IBID., p. 275. My attention was drawn by a friendly correspondent to the statement there made respecting interment, as inconsistent with the common usage of laying the head towards the west; but upon the whole I have thought it better to allow the passage still to remain as it before stood; only altering 'head' into 'face' in line 15, and suggesting in a note that this may have been what Shakspeare intended. I confess, I am unable to offer any other explanation of Guiderius' words; and so am content to leave what I wrote, in the hope that light may be thrown upon them from some other quarter.*

IBID., p. 276, sect. 15. Although I have ventured to speak of Shakspeare, by anticipation, as a Conservative and a Royalist,' as in the preceding section I had spoken of him as 'a Churchman,' I readily subscribe to the justice of Professor E. Dowden's remark that we must not look to find our several creeds, political or religious, in the poetry of Shakspeare.
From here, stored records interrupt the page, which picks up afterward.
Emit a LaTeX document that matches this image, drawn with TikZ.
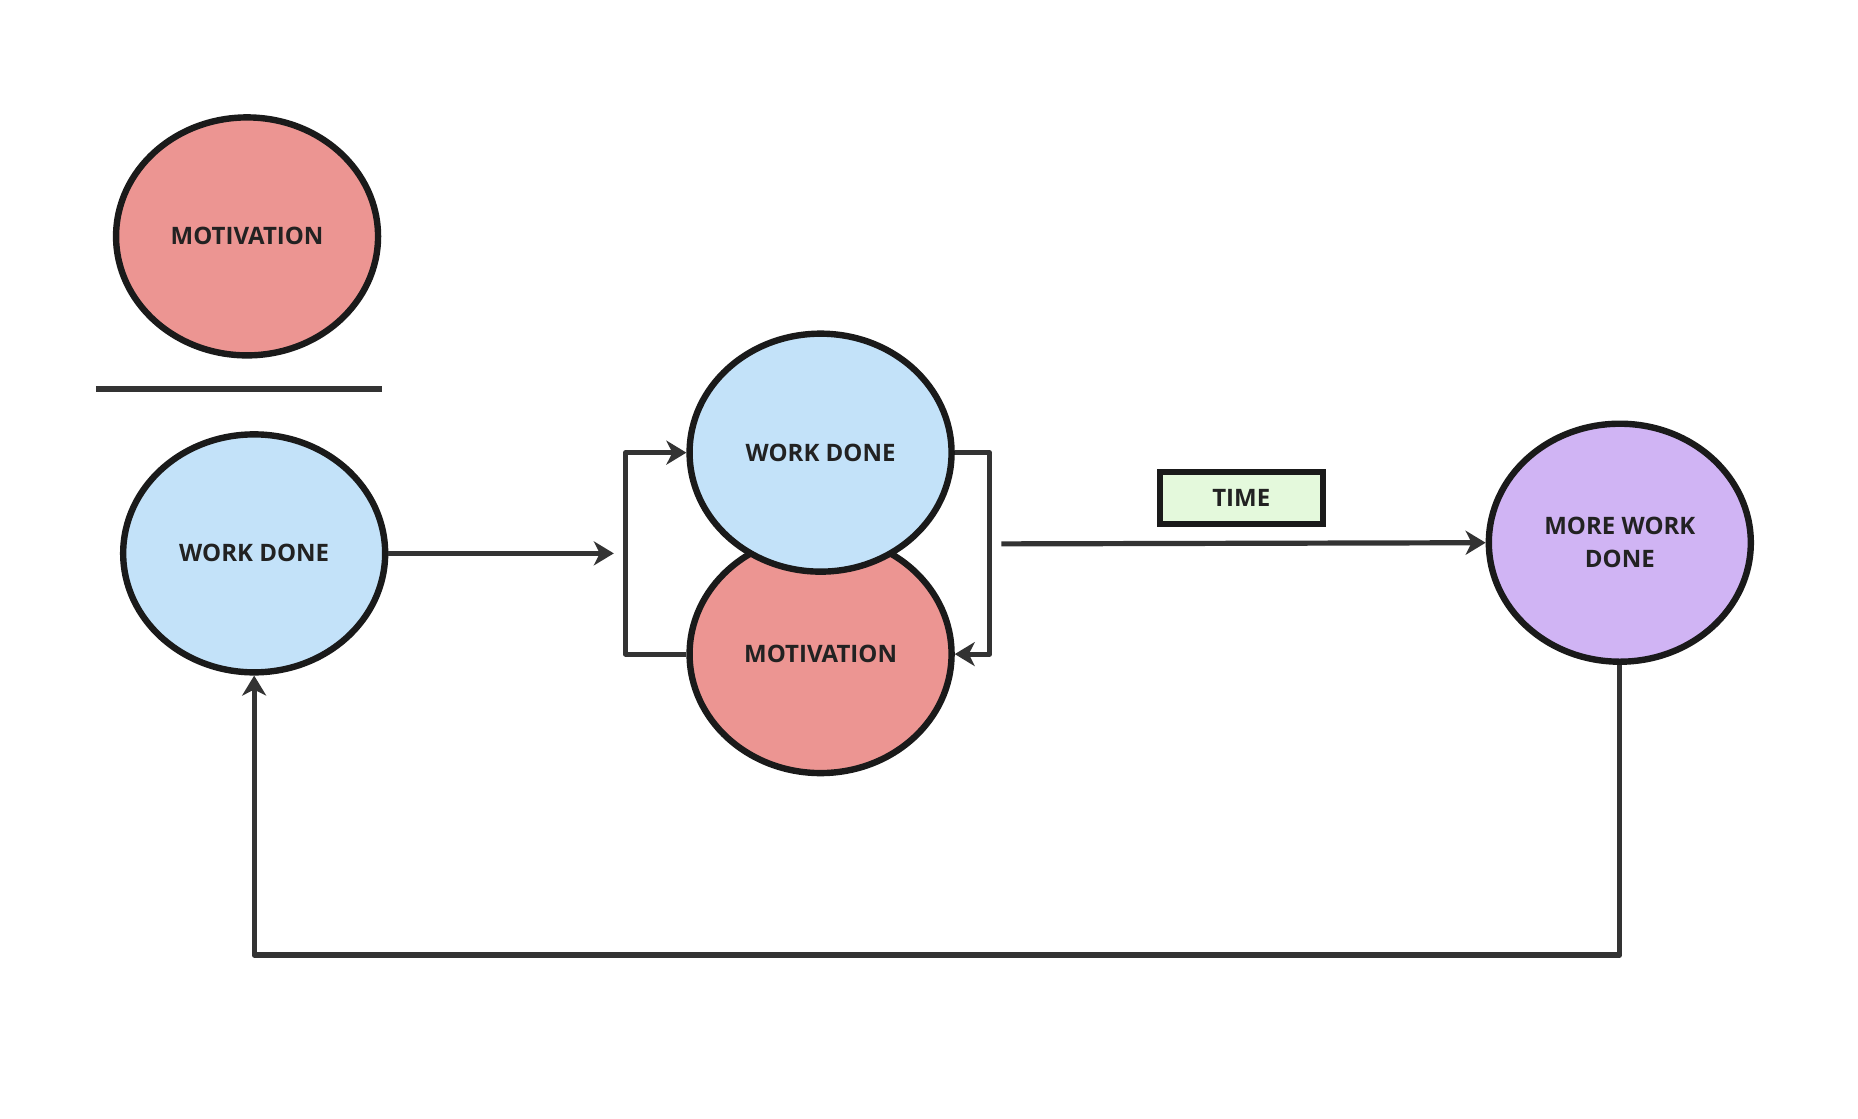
\documentclass[tikz,border=0pt]{standalone}
\usepackage{fontspec}
\setmainfont{Open Sans}
\usetikzlibrary{shapes.geometric,arrows.meta}
\definecolor{pinkfill}{HTML}{EC9592}
\definecolor{bluefill}{HTML}{C3E2F9}
\definecolor{purplefill}{HTML}{D0B4F4}
\definecolor{greenfill}{HTML}{E4F9DC}
\definecolor{edgecol}{HTML}{1A1A1A}
\definecolor{linecol}{HTML}{333333}
\definecolor{txtcol}{HTML}{222222}
\tikzset{
  bubble/.style={ellipse, draw=edgecol, line width=3.2pt, inner sep=0pt,
    minimum width=131pt, minimum height=119pt, text=txtcol,
    font=\fontsize{12}{16.5}\selectfont\bfseries, align=center},
  pinkbubble/.style={bubble, fill=pinkfill},
  bluebubble/.style={bubble, fill=bluefill},
  purplebubble/.style={bubble, fill=purplefill},
  timebox/.style={rectangle, draw=edgecol, line width=3.2pt, fill=greenfill,
    minimum width=81.5pt, minimum height=26pt, inner sep=0pt, text=txtcol,
    font=\fontsize{12}{16}\selectfont\bfseries},
  conn/.style={draw=linecol, line width=2.6pt, line join=round},
  arr/.style={conn, -{Stealth[length=10pt, width=12pt, inset=3pt]}},
}
\begin{document}
\begin{tikzpicture}[x=0.5925pt, y=-0.5925pt]
\useasboundingbox (0,0) rectangle (1568,944);
% top fraction
\node[pinkbubble] (mtop) at (208.5,199.5) {MOTIVATION};
\coordinate (barL) at (81,328);
\coordinate (barR) at (322,328);
\draw[conn, line width=3pt] (barL) -- (barR);
\node[bluebubble] (w1) at (214.5,467) {WORK DONE};
% middle pair
\node[pinkbubble] (m2) at (692.5,552) {MOTIVATION};
\node[bluebubble] (w2) at (692.5,382) {WORK DONE};
% right
\node[purplebubble] (m3) at (1367,458) {MORE WORK\\DONE};
\node[timebox] (time) at (1047.5,420.5) {TIME};
% connectors
\coordinate (a1) at (518,467);
\draw[arr] (w1.east) -- (a1);
\draw[arr] (m2.west) -- (m2.west -| 528,0) |- (w2.west);
\draw[arr] (w2.east) -- (w2.east -| 835,0) |- (m2.east);
\coordinate (ts) at (845,459);
\draw[arr] (ts) -- (m3.west);
\draw[arr] (m3.south) -- (m3.south |- 0,806) -| (w1.south);
\end{tikzpicture}
\end{document}
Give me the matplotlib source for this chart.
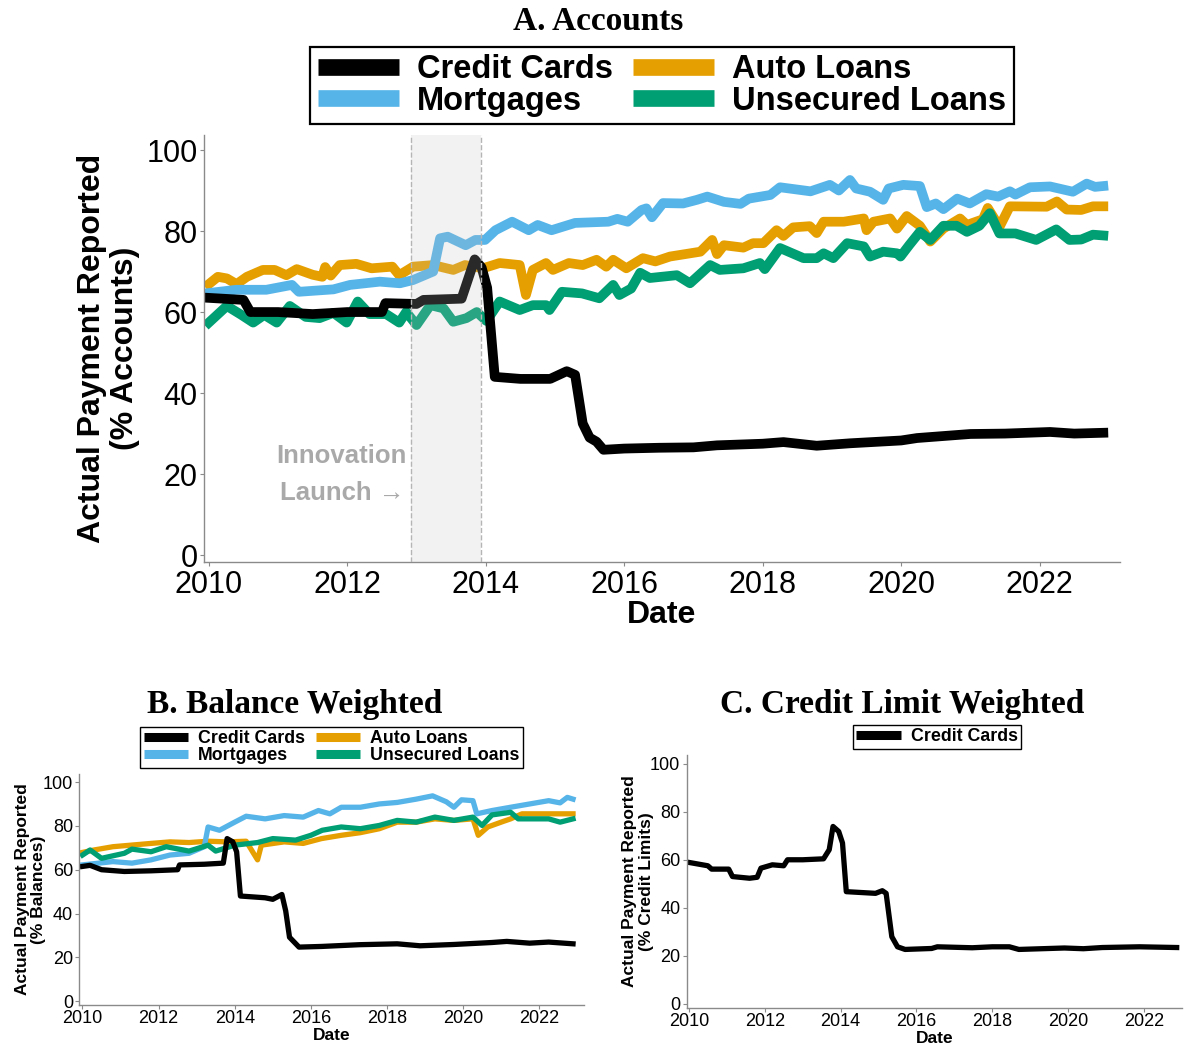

See Shakspeare, his Mind and Art, pp. 165, 322. As far as

* See Comber, Comp. to Temple, Vol. iv., p. 439; who remarks that the custom among Christians has always been to turn the feet to the east, with the head toward the west; but there is evidence (from Plutarch and Ælian) that the Athenians turned their dead towards the west; though the Scholiast in Thucydides says that the Greeks generally did the contrary.